### Task brief
Drop the images; return everything else in the listing below exactly.

### Data

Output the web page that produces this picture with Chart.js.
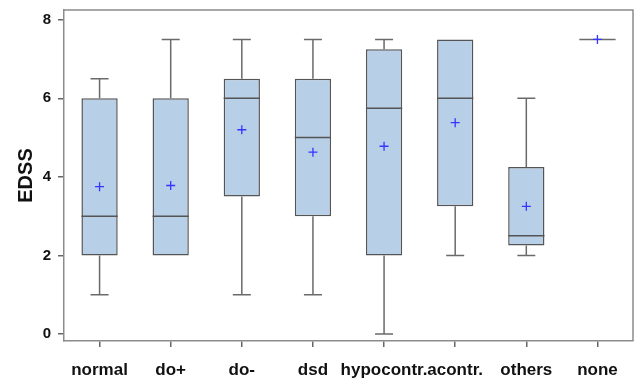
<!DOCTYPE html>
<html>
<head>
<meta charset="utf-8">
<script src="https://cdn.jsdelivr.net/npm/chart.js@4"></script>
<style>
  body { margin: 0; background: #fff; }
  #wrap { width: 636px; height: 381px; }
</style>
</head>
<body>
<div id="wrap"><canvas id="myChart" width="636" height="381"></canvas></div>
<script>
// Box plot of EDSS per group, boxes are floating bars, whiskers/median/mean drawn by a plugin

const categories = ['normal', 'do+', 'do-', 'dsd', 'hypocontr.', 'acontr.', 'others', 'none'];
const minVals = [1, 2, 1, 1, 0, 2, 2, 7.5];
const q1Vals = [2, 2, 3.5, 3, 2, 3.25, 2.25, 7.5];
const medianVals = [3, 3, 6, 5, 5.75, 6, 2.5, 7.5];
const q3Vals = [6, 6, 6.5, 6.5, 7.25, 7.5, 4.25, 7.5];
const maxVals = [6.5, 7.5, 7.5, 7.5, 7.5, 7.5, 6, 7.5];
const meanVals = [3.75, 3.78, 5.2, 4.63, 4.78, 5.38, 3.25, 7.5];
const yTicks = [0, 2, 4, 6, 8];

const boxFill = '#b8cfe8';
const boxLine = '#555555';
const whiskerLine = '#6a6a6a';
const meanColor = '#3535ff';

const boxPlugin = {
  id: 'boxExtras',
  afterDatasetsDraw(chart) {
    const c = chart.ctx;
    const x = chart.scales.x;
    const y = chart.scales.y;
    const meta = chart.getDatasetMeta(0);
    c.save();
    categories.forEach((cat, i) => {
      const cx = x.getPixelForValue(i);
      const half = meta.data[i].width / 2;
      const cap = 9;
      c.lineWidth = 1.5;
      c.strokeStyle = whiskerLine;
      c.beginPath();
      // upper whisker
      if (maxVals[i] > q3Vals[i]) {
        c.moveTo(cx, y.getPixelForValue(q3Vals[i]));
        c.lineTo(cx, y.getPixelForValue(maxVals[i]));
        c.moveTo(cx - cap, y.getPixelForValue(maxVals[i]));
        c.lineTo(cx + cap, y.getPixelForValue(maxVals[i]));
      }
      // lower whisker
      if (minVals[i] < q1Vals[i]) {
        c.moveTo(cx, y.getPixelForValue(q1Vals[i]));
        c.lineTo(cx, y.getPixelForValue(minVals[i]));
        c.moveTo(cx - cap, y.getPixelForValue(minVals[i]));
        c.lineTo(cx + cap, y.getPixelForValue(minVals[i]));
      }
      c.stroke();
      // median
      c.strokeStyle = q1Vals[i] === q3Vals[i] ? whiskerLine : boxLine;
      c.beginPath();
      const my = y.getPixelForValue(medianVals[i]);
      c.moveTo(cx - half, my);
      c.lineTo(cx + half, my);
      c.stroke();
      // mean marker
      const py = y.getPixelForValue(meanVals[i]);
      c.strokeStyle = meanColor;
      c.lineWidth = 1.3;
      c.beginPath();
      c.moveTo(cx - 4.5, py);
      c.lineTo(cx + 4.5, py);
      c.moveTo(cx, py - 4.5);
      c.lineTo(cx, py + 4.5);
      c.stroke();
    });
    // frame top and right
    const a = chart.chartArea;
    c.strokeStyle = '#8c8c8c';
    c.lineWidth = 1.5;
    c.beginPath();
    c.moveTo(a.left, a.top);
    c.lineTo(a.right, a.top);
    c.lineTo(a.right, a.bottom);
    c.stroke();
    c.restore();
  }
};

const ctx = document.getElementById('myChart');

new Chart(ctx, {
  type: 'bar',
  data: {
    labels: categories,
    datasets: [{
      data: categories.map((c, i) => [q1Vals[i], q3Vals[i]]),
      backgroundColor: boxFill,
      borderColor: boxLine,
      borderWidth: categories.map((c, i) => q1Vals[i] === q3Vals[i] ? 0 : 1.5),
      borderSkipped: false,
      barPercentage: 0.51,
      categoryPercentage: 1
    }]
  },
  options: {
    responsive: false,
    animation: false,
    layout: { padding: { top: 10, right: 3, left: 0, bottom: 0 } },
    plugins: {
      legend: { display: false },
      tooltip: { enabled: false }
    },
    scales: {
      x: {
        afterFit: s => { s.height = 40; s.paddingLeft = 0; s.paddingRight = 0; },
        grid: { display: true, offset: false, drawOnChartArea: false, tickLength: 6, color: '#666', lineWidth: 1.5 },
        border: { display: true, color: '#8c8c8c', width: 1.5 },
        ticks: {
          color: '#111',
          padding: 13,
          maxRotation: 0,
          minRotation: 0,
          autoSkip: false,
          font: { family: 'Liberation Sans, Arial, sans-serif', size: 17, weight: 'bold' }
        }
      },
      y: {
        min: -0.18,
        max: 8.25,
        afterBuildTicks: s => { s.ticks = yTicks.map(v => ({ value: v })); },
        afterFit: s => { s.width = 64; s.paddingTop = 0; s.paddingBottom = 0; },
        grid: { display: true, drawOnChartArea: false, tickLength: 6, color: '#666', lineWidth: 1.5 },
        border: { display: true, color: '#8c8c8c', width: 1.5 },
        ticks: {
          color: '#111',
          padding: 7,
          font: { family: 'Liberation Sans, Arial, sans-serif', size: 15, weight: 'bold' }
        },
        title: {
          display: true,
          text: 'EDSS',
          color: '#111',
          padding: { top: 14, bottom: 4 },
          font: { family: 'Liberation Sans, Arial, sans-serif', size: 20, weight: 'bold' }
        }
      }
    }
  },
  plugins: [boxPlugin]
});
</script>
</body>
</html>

### Reply
Output the web page that produces this picture with Chart.js.
<!DOCTYPE html>
<html>
<head>
<meta charset="utf-8">
<script src="https://cdn.jsdelivr.net/npm/chart.js@4"></script>
<style>
  body { margin: 0; background: #fff; }
  #wrap { width: 636px; height: 381px; }
</style>
</head>
<body>
<div id="wrap"><canvas id="myChart" width="636" height="381"></canvas></div>
<script>
// Box plot of EDSS per group, boxes are floating bars, whiskers/median/mean drawn by a plugin

const categories = ['normal', 'do+', 'do-', 'dsd', 'hypocontr.', 'acontr.', 'others', 'none'];
const minVals = [1, 2, 1, 1, 0, 2, 2, 7.5];
const q1Vals = [2, 2, 3.5, 3, 2, 3.25, 2.25, 7.5];
const medianVals = [3, 3, 6, 5, 5.75, 6, 2.5, 7.5];
const q3Vals = [6, 6, 6.5, 6.5, 7.25, 7.5, 4.25, 7.5];
const maxVals = [6.5, 7.5, 7.5, 7.5, 7.5, 7.5, 6, 7.5];
const meanVals = [3.75, 3.78, 5.2, 4.63, 4.78, 5.38, 3.25, 7.5];
const yTicks = [0, 2, 4, 6, 8];

const boxFill = '#b8cfe8';
const boxLine = '#555555';
const whiskerLine = '#6a6a6a';
const meanColor = '#3535ff';

const boxPlugin = {
  id: 'boxExtras',
  afterDatasetsDraw(chart) {
    const c = chart.ctx;
    const x = chart.scales.x;
    const y = chart.scales.y;
    const meta = chart.getDatasetMeta(0);
    c.save();
    categories.forEach((cat, i) => {
      const cx = x.getPixelForValue(i);
      const half = meta.data[i].width / 2;
      const cap = 9;
      c.lineWidth = 1.5;
      c.strokeStyle = whiskerLine;
      c.beginPath();
      // upper whisker
      if (maxVals[i] > q3Vals[i]) {
        c.moveTo(cx, y.getPixelForValue(q3Vals[i]));
        c.lineTo(cx, y.getPixelForValue(maxVals[i]));
        c.moveTo(cx - cap, y.getPixelForValue(maxVals[i]));
        c.lineTo(cx + cap, y.getPixelForValue(maxVals[i]));
      }
      // lower whisker
      if (minVals[i] < q1Vals[i]) {
        c.moveTo(cx, y.getPixelForValue(q1Vals[i]));
        c.lineTo(cx, y.getPixelForValue(minVals[i]));
        c.moveTo(cx - cap, y.getPixelForValue(minVals[i]));
        c.lineTo(cx + cap, y.getPixelForValue(minVals[i]));
      }
      c.stroke();
      // median
      c.strokeStyle = q1Vals[i] === q3Vals[i] ? whiskerLine : boxLine;
      c.beginPath();
      const my = y.getPixelForValue(medianVals[i]);
      c.moveTo(cx - half, my);
      c.lineTo(cx + half, my);
      c.stroke();
      // mean marker
      const py = y.getPixelForValue(meanVals[i]);
      c.strokeStyle = meanColor;
      c.lineWidth = 1.3;
      c.beginPath();
      c.moveTo(cx - 4.5, py);
      c.lineTo(cx + 4.5, py);
      c.moveTo(cx, py - 4.5);
      c.lineTo(cx, py + 4.5);
      c.stroke();
    });
    // frame top and right
    const a = chart.chartArea;
    c.strokeStyle = '#8c8c8c';
    c.lineWidth = 1.5;
    c.beginPath();
    c.moveTo(a.left, a.top);
    c.lineTo(a.right, a.top);
    c.lineTo(a.right, a.bottom);
    c.stroke();
    c.restore();
  }
};

const ctx = document.getElementById('myChart');

new Chart(ctx, {
  type: 'bar',
  data: {
    labels: categories,
    datasets: [{
      data: categories.map((c, i) => [q1Vals[i], q3Vals[i]]),
      backgroundColor: boxFill,
      borderColor: boxLine,
      borderWidth: categories.map((c, i) => q1Vals[i] === q3Vals[i] ? 0 : 1.5),
      borderSkipped: false,
      barPercentage: 0.51,
      categoryPercentage: 1
    }]
  },
  options: {
    responsive: false,
    animation: false,
    layout: { padding: { top: 10, right: 3, left: 0, bottom: 0 } },
    plugins: {
      legend: { display: false },
      tooltip: { enabled: false }
    },
    scales: {
      x: {
        afterFit: s => { s.height = 40; s.paddingLeft = 0; s.paddingRight = 0; },
        grid: { display: true, offset: false, drawOnChartArea: false, tickLength: 6, color: '#666', lineWidth: 1.5 },
        border: { display: true, color: '#8c8c8c', width: 1.5 },
        ticks: {
          color: '#111',
          padding: 13,
          maxRotation: 0,
          minRotation: 0,
          autoSkip: false,
          font: { family: 'Liberation Sans, Arial, sans-serif', size: 17, weight: 'bold' }
        }
      },
      y: {
        min: -0.18,
        max: 8.25,
        afterBuildTicks: s => { s.ticks = yTicks.map(v => ({ value: v })); },
        afterFit: s => { s.width = 64; s.paddingTop = 0; s.paddingBottom = 0; },
        grid: { display: true, drawOnChartArea: false, tickLength: 6, color: '#666', lineWidth: 1.5 },
        border: { display: true, color: '#8c8c8c', width: 1.5 },
        ticks: {
          color: '#111',
          padding: 7,
          font: { family: 'Liberation Sans, Arial, sans-serif', size: 15, weight: 'bold' }
        },
        title: {
          display: true,
          text: 'EDSS',
          color: '#111',
          padding: { top: 14, bottom: 4 },
          font: { family: 'Liberation Sans, Arial, sans-serif', size: 20, weight: 'bold' }
        }
      }
    }
  },
  plugins: [boxPlugin]
});
</script>
</body>
</html>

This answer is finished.